SUPPLIED RECORDS ::
◆ ◆ ◆ ◆ ◆ ◆ ◆
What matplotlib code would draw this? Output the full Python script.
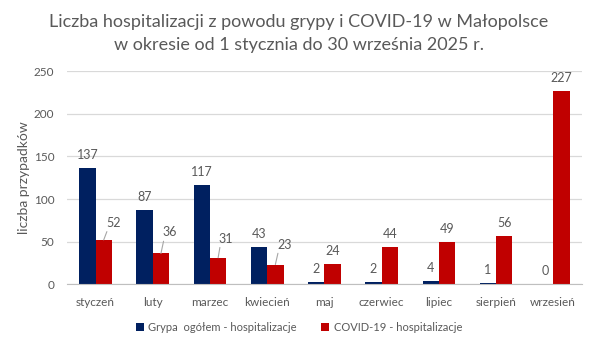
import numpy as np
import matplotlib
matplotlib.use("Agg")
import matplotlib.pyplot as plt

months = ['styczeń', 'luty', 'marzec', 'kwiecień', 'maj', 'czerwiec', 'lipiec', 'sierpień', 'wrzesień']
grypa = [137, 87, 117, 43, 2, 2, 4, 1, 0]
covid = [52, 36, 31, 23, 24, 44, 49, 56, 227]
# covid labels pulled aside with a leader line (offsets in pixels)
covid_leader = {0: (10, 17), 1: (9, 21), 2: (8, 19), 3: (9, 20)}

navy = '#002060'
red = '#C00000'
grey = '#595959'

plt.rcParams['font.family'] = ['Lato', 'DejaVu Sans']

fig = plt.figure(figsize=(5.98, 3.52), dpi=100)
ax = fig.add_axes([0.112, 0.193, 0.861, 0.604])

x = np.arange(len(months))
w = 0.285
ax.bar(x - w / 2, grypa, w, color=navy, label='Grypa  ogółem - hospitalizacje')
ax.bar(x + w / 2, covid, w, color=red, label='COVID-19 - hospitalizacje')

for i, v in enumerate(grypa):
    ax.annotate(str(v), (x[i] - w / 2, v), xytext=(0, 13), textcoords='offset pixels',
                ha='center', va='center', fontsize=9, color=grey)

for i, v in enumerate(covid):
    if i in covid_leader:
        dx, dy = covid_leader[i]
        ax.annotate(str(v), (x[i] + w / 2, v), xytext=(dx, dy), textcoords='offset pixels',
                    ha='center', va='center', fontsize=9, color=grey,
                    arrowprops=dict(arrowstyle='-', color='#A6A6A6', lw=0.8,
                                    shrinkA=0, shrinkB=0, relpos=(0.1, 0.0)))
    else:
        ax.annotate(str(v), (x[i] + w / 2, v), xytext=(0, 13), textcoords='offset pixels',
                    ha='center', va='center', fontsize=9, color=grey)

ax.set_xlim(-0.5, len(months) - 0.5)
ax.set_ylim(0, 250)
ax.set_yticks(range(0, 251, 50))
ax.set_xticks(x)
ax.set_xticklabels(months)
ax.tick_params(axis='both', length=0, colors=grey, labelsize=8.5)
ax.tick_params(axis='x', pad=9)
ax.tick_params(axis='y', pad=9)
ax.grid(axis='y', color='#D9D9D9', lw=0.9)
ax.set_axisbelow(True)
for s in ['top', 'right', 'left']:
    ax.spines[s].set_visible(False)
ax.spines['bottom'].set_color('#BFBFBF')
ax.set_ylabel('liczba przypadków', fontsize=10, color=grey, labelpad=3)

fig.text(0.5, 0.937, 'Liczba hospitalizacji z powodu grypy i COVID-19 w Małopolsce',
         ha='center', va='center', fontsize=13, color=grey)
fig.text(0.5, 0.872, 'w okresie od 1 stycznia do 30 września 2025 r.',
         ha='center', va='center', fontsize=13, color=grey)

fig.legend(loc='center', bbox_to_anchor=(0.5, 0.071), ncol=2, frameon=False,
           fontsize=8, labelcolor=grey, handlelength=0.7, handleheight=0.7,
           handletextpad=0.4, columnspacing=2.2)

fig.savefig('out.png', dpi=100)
◆ ◆ ◆ ◆ ◆ ◆ ◆
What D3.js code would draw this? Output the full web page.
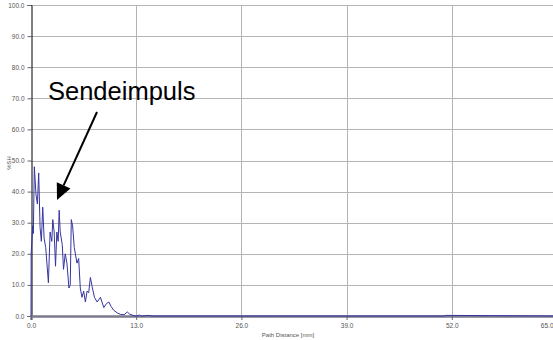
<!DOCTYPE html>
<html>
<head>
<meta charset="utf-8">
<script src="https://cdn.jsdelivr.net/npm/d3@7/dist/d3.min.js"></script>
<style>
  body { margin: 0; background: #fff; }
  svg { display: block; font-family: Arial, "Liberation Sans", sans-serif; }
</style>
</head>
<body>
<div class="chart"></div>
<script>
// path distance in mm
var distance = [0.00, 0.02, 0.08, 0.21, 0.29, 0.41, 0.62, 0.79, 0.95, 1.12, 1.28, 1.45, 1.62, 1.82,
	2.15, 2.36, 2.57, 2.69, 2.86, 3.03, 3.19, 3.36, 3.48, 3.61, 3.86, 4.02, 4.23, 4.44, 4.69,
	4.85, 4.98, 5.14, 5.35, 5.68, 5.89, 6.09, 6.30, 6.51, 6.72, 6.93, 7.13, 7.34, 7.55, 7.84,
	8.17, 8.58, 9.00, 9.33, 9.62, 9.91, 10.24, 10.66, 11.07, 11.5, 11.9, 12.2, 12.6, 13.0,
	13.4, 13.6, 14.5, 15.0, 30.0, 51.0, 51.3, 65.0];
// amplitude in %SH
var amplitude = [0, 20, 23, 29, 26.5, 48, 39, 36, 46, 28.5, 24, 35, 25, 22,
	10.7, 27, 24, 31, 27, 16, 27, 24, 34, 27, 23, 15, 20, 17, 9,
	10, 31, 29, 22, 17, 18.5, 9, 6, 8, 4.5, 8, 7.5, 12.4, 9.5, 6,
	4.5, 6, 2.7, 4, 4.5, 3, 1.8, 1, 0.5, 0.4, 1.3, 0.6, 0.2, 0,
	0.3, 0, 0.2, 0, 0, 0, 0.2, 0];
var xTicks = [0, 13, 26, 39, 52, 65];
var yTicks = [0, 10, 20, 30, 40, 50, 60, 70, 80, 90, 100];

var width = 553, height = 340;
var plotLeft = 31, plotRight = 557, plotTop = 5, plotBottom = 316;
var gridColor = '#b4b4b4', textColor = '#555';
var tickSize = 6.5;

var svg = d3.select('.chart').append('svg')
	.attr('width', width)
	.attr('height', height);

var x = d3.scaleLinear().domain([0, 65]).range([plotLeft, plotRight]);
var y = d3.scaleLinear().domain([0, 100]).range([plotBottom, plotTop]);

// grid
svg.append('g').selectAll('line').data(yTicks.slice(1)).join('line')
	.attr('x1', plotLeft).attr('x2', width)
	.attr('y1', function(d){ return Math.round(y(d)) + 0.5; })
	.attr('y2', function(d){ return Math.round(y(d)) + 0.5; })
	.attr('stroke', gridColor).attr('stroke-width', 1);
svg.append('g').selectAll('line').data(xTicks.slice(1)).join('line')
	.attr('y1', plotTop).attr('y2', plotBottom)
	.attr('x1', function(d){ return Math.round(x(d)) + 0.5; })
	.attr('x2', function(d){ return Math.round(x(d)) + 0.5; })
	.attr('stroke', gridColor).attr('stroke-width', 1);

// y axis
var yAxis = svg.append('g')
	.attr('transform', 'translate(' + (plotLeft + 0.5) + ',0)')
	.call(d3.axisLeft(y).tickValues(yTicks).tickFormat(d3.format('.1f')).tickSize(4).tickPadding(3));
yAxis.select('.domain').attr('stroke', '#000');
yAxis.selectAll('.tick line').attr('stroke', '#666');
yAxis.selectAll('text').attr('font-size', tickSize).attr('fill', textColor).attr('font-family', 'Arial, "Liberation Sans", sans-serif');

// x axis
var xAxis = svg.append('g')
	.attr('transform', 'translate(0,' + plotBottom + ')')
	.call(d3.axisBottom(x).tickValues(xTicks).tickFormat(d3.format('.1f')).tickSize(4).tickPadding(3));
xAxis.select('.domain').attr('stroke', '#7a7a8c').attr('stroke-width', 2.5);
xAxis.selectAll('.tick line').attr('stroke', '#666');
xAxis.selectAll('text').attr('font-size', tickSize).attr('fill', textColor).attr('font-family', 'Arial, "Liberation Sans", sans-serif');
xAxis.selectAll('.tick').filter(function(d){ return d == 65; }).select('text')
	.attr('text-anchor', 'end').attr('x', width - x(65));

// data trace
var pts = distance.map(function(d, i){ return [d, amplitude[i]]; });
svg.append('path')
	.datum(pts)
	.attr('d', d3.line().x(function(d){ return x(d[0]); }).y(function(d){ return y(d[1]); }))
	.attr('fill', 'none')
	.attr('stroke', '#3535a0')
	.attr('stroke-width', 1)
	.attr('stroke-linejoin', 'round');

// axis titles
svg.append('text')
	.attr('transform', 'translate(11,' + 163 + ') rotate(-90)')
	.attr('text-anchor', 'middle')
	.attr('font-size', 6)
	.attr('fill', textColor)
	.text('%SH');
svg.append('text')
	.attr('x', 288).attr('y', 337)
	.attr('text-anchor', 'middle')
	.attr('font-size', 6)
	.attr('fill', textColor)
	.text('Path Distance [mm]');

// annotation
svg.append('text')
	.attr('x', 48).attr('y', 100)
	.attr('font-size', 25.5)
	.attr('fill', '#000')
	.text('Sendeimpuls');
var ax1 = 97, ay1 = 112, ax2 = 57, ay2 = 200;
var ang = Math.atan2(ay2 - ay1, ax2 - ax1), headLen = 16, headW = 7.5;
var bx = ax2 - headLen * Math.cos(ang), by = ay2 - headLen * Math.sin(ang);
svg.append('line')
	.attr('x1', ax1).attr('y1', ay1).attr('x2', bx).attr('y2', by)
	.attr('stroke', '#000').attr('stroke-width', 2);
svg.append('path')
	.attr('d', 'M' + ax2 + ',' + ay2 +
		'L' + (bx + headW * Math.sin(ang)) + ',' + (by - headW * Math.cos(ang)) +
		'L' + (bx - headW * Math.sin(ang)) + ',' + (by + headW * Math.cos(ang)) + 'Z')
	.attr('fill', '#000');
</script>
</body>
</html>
◆ ◆ ◆ ◆ ◆ ◆ ◆
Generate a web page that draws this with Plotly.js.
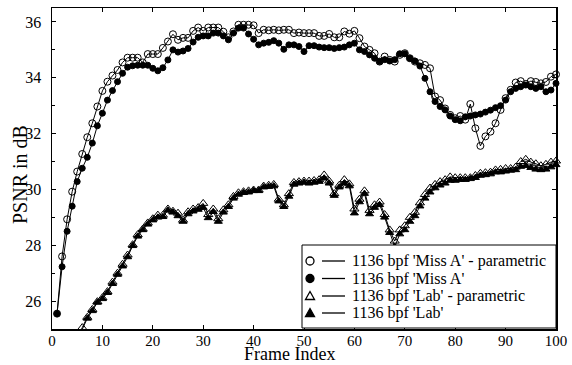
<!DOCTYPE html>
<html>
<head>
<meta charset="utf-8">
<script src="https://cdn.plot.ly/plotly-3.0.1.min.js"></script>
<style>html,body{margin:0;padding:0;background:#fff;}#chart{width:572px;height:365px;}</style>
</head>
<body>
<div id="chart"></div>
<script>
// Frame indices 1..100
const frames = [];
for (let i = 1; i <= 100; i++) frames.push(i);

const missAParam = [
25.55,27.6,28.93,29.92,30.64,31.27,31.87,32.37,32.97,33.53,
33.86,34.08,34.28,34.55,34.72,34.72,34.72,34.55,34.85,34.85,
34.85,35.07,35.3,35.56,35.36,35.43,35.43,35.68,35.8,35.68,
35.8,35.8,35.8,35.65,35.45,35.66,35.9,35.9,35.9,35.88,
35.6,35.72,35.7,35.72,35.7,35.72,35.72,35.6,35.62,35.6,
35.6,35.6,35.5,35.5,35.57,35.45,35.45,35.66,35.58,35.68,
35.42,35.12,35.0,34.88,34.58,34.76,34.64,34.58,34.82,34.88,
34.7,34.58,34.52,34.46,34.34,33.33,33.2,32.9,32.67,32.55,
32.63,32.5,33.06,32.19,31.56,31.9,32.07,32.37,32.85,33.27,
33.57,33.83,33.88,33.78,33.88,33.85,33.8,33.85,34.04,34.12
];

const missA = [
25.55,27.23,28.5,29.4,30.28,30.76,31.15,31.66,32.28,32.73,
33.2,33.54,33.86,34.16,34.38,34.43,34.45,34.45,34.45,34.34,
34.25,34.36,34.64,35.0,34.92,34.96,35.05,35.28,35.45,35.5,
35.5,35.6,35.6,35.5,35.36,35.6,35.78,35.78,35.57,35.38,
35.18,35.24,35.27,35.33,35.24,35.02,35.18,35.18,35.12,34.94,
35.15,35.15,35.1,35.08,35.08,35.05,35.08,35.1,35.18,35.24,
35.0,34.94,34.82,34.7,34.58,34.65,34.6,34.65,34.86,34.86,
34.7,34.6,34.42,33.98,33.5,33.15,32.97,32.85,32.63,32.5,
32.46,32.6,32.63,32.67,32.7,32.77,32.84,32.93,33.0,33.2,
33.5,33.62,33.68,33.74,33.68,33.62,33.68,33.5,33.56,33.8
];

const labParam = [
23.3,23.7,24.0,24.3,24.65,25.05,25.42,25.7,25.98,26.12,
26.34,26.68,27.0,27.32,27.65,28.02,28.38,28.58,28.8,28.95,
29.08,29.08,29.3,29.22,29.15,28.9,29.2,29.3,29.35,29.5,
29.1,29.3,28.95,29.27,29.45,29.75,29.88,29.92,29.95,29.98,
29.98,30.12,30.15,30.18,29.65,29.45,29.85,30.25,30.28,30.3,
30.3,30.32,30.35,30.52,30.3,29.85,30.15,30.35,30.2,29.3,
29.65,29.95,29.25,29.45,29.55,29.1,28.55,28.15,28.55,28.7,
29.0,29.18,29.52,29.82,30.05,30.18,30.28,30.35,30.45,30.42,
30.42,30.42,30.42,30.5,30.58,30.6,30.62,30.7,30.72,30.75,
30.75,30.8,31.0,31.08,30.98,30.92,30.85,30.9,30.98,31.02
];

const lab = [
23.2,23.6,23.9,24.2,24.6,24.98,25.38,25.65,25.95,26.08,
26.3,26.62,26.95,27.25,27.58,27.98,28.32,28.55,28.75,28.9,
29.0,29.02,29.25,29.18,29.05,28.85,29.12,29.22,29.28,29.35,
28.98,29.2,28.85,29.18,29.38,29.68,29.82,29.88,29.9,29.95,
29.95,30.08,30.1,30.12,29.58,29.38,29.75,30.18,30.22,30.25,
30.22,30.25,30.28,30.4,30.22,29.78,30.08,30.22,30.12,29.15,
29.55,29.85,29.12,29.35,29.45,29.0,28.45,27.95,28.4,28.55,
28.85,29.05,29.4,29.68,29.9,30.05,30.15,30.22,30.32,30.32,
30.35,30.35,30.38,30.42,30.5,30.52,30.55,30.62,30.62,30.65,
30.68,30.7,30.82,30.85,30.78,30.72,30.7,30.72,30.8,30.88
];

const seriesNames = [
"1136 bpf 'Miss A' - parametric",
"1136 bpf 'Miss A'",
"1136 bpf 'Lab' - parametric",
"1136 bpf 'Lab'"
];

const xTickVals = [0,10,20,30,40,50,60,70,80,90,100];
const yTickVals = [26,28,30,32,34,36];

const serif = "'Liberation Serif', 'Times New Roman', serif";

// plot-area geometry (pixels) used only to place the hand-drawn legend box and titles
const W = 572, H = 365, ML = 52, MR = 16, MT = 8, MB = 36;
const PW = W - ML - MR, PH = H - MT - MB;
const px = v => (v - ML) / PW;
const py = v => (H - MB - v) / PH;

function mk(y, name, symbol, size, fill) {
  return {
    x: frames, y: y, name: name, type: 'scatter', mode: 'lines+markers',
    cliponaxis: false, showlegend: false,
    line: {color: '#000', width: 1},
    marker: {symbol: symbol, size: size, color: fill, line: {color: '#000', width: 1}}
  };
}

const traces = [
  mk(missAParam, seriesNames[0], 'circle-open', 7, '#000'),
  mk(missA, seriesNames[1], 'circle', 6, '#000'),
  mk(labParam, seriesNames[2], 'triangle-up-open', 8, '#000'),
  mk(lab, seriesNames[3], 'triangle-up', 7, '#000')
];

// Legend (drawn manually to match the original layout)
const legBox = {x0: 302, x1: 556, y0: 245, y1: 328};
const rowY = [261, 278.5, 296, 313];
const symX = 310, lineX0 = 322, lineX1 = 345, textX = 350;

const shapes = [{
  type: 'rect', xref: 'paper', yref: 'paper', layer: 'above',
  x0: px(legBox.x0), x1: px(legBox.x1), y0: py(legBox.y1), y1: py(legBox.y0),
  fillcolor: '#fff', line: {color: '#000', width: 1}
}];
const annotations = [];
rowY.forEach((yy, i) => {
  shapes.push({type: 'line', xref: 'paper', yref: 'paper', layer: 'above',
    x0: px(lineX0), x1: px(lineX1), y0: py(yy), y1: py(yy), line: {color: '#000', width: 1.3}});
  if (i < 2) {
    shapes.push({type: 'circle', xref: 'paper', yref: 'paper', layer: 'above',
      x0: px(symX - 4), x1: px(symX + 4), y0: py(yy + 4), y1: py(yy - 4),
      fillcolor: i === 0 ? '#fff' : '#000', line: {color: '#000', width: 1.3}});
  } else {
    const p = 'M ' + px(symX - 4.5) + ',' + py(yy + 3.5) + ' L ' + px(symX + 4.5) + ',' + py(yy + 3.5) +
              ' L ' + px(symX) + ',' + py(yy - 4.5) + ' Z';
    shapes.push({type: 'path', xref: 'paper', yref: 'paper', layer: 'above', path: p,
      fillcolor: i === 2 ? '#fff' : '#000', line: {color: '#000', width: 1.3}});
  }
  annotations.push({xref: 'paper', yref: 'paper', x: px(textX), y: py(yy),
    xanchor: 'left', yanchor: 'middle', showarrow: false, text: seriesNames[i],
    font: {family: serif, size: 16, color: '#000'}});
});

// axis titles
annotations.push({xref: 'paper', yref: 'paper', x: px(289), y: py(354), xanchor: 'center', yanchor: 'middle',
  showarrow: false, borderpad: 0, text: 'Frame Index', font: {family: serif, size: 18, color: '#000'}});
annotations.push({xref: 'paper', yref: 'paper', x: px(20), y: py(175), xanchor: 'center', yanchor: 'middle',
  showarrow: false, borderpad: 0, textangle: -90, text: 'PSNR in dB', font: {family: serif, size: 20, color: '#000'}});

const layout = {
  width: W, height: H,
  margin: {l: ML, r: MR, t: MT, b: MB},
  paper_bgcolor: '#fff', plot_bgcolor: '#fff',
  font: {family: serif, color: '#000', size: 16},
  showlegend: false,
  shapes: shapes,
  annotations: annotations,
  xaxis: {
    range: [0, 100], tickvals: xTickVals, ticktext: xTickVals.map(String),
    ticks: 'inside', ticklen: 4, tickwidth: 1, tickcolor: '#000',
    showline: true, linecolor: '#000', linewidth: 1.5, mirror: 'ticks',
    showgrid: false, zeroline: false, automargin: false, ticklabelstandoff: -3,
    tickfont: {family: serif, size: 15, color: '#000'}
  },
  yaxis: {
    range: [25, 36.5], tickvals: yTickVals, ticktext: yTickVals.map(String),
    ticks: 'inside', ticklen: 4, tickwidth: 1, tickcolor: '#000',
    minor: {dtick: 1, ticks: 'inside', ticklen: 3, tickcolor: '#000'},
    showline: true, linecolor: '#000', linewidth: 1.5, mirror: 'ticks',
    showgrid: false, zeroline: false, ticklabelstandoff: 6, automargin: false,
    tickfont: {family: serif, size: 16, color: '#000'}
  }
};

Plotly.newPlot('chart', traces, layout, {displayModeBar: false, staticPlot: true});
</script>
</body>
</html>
◆ ◆ ◆ ◆ ◆ ◆ ◆
Reproduce exactly the lines above starting at the line containing "What matplotlib code" and ending at the line containing "import matplotlib.pyplot as plt", including both, but not the pictures.

What matplotlib code would draw this? Output the full Python script.
import numpy as np
import matplotlib
matplotlib.use("Agg")
import matplotlib.pyplot as plt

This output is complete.